The independent media faced other formidable enemies.
In March, Cabinet minister Nicholas Biwott was awarded 20 million shillings
(US$258,000) in a defamation suit he had filed against The People
newspaper for publishing an article accusing him of corruption. Biwott
has so far won four libel cases; the March ruling brought his total awards
to 60 million shillings (US$773,000).
Meanwhile, the government admitted liability in
the case of photojournalist Wallace Gichere, who was pushed out of a window
by police officers in 1991 for allegedly writing damaging stories about
Kenya for the foreign press. Gichere, who was paralyzed by the fall, sued
the state for damages and went on a hunger strike to protest the government’s
lack of action on his case.
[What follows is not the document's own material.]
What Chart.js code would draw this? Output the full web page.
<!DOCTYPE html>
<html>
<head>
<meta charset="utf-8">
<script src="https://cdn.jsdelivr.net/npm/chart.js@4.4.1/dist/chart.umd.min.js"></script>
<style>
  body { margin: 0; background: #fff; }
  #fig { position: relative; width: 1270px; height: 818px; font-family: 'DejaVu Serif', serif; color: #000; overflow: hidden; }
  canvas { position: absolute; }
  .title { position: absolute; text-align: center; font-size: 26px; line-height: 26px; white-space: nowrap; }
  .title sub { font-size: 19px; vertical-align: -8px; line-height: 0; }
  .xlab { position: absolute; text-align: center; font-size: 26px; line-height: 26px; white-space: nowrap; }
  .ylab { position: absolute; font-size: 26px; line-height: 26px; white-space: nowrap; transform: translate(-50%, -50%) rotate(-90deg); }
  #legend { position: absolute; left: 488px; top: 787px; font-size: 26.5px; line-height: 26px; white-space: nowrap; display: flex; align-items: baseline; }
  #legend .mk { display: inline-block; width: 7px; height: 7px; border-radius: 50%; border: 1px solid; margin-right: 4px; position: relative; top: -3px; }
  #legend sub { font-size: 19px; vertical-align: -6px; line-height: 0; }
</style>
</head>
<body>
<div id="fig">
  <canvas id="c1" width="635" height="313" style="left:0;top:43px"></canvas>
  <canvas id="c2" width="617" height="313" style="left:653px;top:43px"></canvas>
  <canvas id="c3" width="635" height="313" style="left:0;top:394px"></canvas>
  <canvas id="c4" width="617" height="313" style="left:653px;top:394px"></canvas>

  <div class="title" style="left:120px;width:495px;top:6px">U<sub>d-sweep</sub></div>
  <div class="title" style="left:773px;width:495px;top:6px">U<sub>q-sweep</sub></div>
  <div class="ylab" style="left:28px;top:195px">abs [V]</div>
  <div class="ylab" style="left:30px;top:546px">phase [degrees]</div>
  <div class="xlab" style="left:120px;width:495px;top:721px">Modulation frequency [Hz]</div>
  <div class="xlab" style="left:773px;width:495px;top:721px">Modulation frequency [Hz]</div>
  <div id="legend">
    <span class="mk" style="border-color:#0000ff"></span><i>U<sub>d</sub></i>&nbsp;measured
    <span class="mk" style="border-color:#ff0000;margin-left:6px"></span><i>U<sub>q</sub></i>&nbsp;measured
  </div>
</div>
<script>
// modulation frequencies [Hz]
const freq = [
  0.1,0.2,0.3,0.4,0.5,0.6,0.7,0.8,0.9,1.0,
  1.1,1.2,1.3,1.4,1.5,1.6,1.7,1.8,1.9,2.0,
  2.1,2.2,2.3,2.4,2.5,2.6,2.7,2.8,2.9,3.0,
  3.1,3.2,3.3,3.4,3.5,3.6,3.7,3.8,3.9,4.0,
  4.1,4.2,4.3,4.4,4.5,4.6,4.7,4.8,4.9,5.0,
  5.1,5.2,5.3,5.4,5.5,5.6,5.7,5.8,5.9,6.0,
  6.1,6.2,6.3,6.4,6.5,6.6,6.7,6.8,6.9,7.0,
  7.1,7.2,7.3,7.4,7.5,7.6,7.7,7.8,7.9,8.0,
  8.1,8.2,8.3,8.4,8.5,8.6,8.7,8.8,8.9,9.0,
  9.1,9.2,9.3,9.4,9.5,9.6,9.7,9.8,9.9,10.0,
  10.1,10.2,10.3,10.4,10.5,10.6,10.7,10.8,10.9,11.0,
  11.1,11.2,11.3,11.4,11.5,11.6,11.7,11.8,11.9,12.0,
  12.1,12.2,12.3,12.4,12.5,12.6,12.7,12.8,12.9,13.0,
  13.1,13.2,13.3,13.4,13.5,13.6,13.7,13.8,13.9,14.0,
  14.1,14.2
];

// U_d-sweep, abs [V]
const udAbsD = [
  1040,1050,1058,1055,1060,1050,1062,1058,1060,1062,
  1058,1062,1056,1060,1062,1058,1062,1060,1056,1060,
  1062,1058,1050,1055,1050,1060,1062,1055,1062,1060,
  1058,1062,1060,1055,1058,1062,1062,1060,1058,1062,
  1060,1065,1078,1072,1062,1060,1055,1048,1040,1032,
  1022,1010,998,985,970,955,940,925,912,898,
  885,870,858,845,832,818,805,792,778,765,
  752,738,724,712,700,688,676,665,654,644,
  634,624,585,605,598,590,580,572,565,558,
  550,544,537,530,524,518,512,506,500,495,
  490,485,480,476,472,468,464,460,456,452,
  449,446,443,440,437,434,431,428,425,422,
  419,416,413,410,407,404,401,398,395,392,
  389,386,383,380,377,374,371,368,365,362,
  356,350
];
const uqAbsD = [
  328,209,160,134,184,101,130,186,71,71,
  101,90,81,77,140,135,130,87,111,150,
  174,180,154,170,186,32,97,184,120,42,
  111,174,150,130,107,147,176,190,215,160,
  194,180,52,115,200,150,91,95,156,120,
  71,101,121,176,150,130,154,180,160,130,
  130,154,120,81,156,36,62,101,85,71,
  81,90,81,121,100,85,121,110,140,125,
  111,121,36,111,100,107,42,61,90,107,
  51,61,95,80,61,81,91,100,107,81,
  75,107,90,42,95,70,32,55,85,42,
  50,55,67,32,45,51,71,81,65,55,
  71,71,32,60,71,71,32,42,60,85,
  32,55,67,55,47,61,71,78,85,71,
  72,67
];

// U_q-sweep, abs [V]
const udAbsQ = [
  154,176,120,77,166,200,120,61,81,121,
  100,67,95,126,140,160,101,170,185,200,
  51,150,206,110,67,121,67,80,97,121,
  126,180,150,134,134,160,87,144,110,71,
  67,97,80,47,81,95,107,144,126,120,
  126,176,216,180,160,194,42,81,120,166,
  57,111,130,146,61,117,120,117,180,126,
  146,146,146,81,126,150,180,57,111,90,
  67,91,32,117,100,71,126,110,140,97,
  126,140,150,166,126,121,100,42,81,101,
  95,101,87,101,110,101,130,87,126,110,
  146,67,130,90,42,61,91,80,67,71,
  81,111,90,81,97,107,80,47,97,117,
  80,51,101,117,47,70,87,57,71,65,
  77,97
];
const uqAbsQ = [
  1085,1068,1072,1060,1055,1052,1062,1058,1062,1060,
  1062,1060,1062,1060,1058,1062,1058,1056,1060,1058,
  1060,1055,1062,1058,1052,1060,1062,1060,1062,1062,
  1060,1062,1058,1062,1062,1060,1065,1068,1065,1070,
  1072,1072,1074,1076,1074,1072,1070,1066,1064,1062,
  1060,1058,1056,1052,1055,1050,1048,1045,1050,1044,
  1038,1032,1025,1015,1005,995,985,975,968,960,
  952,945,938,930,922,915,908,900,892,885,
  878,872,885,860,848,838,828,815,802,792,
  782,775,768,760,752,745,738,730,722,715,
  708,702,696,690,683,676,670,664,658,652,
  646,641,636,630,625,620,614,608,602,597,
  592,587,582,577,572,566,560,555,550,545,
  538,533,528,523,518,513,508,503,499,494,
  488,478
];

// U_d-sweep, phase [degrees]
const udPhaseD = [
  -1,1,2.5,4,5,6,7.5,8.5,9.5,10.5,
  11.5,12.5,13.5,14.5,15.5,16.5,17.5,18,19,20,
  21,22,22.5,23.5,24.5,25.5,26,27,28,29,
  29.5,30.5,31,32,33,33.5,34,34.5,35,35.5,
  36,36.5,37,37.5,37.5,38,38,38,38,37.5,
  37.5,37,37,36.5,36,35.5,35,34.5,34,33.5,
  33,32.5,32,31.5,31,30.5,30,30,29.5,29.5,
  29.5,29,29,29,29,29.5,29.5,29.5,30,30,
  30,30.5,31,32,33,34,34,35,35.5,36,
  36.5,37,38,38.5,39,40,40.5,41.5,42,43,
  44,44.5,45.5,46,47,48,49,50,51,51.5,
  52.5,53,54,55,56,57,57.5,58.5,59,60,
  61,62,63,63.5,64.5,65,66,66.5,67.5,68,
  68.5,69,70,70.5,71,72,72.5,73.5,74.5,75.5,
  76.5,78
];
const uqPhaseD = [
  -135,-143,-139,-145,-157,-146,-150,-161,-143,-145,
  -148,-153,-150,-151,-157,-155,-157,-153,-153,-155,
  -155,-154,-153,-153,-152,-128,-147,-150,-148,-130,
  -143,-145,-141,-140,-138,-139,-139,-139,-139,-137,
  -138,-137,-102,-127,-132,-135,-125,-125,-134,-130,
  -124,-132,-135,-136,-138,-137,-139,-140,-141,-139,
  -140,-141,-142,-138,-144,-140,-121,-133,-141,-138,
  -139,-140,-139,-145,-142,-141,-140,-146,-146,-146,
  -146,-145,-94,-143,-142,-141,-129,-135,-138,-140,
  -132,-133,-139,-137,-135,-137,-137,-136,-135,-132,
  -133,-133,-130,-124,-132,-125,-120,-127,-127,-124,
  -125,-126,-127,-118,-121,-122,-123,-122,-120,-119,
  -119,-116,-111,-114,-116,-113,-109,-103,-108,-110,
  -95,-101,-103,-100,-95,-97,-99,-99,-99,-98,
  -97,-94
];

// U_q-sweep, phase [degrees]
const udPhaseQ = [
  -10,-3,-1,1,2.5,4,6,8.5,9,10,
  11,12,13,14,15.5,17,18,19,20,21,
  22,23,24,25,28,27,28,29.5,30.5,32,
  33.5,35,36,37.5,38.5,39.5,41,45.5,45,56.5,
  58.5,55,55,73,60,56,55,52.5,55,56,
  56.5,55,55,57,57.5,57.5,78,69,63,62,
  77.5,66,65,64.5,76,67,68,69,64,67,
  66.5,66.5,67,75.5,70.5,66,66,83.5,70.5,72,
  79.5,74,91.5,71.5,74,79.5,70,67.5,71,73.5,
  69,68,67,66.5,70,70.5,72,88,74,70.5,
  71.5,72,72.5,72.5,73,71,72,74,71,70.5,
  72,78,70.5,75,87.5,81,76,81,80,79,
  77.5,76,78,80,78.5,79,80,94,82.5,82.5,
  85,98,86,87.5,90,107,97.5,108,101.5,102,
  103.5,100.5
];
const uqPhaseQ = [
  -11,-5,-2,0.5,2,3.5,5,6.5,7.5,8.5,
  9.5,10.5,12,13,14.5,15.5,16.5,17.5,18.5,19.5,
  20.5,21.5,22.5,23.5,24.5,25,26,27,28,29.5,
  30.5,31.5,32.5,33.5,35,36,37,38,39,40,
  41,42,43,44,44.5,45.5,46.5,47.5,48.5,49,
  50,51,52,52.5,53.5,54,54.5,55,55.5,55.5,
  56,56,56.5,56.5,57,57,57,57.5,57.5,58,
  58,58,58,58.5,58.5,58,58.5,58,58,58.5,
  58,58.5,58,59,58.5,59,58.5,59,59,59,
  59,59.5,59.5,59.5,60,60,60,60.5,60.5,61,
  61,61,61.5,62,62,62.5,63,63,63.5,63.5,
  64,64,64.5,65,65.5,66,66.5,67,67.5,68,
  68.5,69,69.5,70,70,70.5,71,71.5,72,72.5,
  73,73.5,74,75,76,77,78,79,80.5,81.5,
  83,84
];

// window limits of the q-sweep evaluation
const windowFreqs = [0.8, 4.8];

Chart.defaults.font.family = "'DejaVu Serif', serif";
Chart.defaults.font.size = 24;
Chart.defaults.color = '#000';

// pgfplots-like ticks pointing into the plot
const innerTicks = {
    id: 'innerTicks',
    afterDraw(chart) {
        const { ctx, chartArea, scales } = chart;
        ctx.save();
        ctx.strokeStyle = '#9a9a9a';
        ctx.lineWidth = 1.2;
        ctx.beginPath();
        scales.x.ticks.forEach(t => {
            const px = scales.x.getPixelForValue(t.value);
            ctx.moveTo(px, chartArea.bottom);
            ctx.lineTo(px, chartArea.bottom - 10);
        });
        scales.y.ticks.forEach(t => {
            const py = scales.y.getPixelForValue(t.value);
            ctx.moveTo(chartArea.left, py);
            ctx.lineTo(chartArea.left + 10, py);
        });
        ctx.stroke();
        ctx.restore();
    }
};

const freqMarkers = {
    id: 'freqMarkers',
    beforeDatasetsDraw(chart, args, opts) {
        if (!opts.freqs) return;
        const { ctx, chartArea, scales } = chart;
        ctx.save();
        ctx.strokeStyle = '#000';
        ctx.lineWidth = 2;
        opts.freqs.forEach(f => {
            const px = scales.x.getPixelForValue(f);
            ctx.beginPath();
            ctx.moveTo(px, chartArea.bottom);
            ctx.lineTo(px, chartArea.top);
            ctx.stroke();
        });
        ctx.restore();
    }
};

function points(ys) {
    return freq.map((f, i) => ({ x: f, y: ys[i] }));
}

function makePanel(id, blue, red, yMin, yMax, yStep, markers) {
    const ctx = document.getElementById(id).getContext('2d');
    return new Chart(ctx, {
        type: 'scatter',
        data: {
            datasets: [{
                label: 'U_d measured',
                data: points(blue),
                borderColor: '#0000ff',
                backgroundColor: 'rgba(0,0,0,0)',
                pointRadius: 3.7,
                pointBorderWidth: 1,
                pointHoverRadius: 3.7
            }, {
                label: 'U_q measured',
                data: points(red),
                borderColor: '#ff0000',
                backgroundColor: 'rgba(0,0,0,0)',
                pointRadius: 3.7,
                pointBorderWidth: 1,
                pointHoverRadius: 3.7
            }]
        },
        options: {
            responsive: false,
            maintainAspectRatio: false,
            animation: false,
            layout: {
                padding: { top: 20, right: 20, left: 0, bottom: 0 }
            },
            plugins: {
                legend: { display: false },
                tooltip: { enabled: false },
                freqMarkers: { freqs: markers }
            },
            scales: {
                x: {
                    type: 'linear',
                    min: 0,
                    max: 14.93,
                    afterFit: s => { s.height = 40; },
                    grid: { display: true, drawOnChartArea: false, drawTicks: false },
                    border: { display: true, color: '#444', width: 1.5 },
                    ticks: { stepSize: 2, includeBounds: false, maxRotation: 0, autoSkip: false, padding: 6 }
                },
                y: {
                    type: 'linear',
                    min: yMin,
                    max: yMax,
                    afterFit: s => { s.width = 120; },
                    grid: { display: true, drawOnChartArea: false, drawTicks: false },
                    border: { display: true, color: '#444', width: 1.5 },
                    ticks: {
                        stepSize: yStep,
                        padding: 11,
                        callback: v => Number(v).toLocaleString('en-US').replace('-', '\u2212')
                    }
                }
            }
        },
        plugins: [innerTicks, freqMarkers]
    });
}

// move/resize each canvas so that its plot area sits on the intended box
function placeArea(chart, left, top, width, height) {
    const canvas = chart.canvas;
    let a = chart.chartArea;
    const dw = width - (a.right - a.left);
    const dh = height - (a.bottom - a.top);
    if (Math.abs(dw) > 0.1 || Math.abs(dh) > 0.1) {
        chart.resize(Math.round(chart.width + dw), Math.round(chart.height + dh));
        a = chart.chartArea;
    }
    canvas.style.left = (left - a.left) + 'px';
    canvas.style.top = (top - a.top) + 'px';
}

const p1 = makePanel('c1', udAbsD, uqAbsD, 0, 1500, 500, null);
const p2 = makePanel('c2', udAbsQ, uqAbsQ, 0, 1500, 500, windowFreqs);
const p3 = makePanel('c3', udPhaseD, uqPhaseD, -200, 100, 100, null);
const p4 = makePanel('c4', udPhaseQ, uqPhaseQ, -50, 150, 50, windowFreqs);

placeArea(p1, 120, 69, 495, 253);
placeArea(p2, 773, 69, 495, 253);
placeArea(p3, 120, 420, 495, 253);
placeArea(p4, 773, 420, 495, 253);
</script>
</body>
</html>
On July 17, almost 10 years after the attack,
Attorney General Wako said that although the government admitted liability,
Gichere’s claim for compensation was excessive. (Government sources say
the journalist is asking for US$3.25 million.) Wako suggested that a court
assess damages.
June 7
Weekly Citizen

Kenyan High Court
judge Andrew Hayanga issued a temporary injunction forbidding the Weekly
Citizen, a tabloid known for salacious reporting, and its vendors
from continuing to distribute the June 3-9 issue until a libel suit filed
by businessman Sunil Behal is heard and resolved, according to Kenyan
news reports. The case remained pending at year’s end.
August 9
Njehu Gatabaki, Finance

Gatabaki, publisher
of the monthly magazine Finance, was convicted of publishing an
“alarming report” and sentenced to six months in jail by Senior Principal
Magistrate Wanjiru Karanja. The case stemmed from a December 1997 report
in the magazine alleging that President Daniel arap Moi was responsible
for ethnic clashes that had plagued parts of Rift Valley Province in the
early 1990s.
In her sentencing, Karanja called the article “irresponsible
and alarming journalism” that “should and must be discouraged.” Gatabaki
was taken into custody after the sentencing. On August 12, he was transferred
to a maximum-security prison outside the Kenyan capital, Nairobi. Gatabaki
was pardoned and released on August 14 by presidential decree.